* [Information shown]:
= = = = = = =

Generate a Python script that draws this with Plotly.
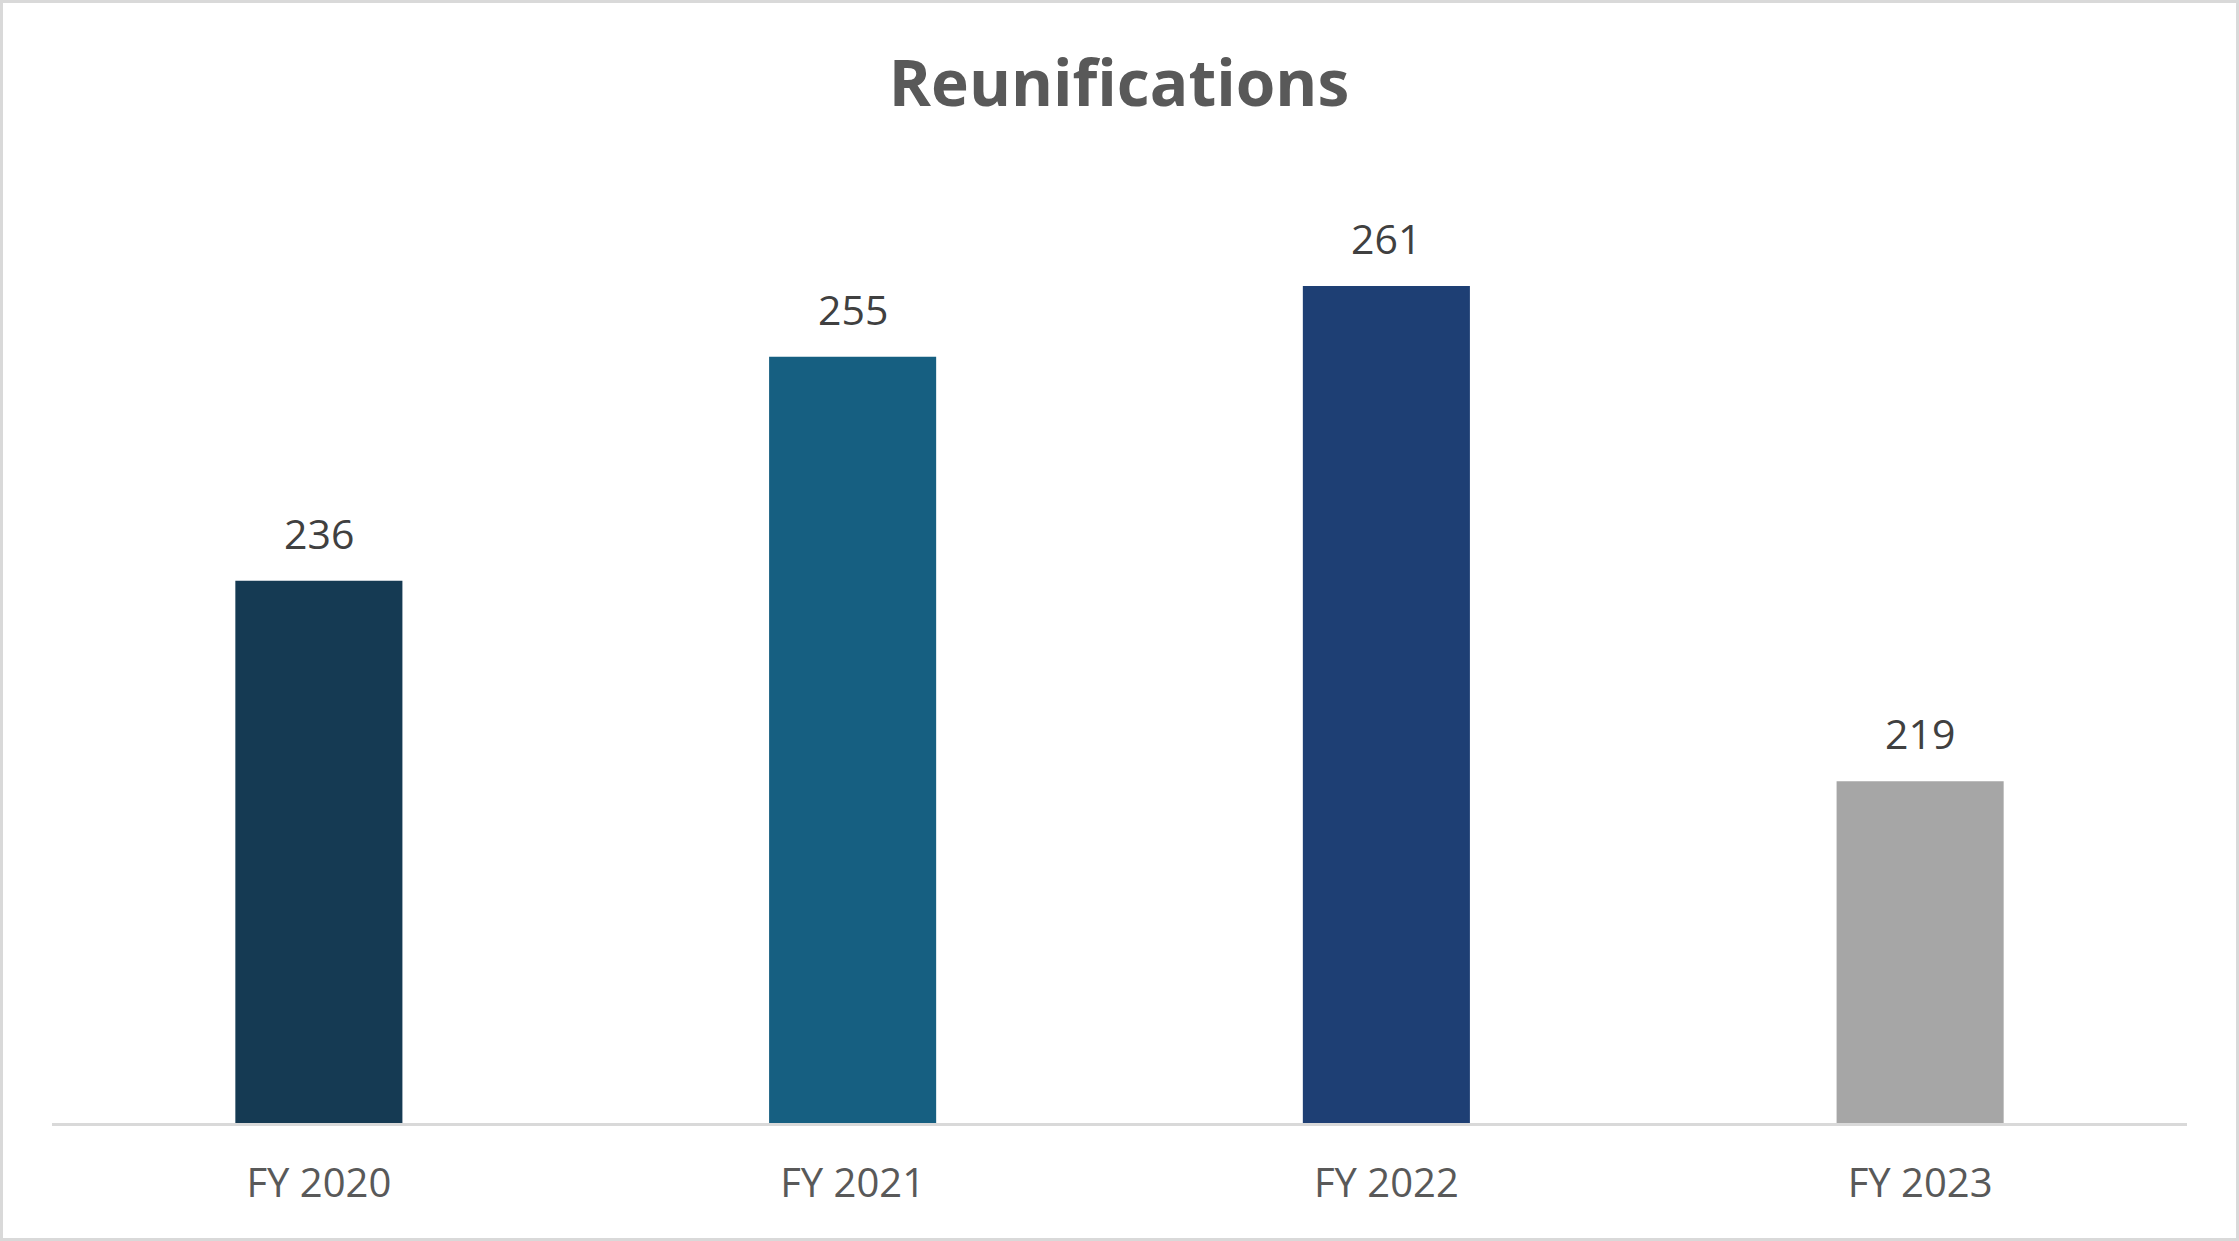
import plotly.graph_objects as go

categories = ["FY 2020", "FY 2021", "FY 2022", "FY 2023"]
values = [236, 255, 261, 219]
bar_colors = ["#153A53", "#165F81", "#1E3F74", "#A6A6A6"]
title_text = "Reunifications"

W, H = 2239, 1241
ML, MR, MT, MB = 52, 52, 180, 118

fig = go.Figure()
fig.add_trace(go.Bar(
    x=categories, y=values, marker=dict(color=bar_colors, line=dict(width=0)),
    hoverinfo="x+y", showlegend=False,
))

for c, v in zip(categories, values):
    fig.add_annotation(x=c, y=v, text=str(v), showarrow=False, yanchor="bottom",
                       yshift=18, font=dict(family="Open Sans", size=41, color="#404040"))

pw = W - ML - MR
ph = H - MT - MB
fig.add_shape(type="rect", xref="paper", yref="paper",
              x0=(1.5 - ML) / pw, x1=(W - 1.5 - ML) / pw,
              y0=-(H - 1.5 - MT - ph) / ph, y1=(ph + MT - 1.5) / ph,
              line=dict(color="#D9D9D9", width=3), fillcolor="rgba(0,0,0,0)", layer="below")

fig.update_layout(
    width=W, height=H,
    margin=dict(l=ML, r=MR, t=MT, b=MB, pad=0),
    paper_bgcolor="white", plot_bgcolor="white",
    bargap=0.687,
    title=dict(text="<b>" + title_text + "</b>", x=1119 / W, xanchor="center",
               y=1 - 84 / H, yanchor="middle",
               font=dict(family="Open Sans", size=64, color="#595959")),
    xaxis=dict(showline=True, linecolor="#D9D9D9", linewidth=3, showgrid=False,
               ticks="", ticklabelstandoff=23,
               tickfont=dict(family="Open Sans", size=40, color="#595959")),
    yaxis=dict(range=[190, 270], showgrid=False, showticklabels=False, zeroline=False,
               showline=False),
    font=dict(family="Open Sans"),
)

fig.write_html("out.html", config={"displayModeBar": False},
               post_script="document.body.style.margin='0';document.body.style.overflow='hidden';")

= = = = = = =

* [Task to carry out]:
Write out each line again precisely as it appears, skipping every picture.

* [Written solution]:
Generate a Python script that draws this with Plotly.
import plotly.graph_objects as go

categories = ["FY 2020", "FY 2021", "FY 2022", "FY 2023"]
values = [236, 255, 261, 219]
bar_colors = ["#153A53", "#165F81", "#1E3F74", "#A6A6A6"]
title_text = "Reunifications"

W, H = 2239, 1241
ML, MR, MT, MB = 52, 52, 180, 118

fig = go.Figure()
fig.add_trace(go.Bar(
    x=categories, y=values, marker=dict(color=bar_colors, line=dict(width=0)),
    hoverinfo="x+y", showlegend=False,
))

for c, v in zip(categories, values):
    fig.add_annotation(x=c, y=v, text=str(v), showarrow=False, yanchor="bottom",
                       yshift=18, font=dict(family="Open Sans", size=41, color="#404040"))

pw = W - ML - MR
ph = H - MT - MB
fig.add_shape(type="rect", xref="paper", yref="paper",
              x0=(1.5 - ML) / pw, x1=(W - 1.5 - ML) / pw,
              y0=-(H - 1.5 - MT - ph) / ph, y1=(ph + MT - 1.5) / ph,
              line=dict(color="#D9D9D9", width=3), fillcolor="rgba(0,0,0,0)", layer="below")

fig.update_layout(
    width=W, height=H,
    margin=dict(l=ML, r=MR, t=MT, b=MB, pad=0),
    paper_bgcolor="white", plot_bgcolor="white",
    bargap=0.687,
    title=dict(text="<b>" + title_text + "</b>", x=1119 / W, xanchor="center",
               y=1 - 84 / H, yanchor="middle",
               font=dict(family="Open Sans", size=64, color="#595959")),
    xaxis=dict(showline=True, linecolor="#D9D9D9", linewidth=3, showgrid=False,
               ticks="", ticklabelstandoff=23,
               tickfont=dict(family="Open Sans", size=40, color="#595959")),
    yaxis=dict(range=[190, 270], showgrid=False, showticklabels=False, zeroline=False,
               showline=False),
    font=dict(family="Open Sans"),
)

fig.write_html("out.html", config={"displayModeBar": False},
               post_script="document.body.style.margin='0';document.body.style.overflow='hidden';")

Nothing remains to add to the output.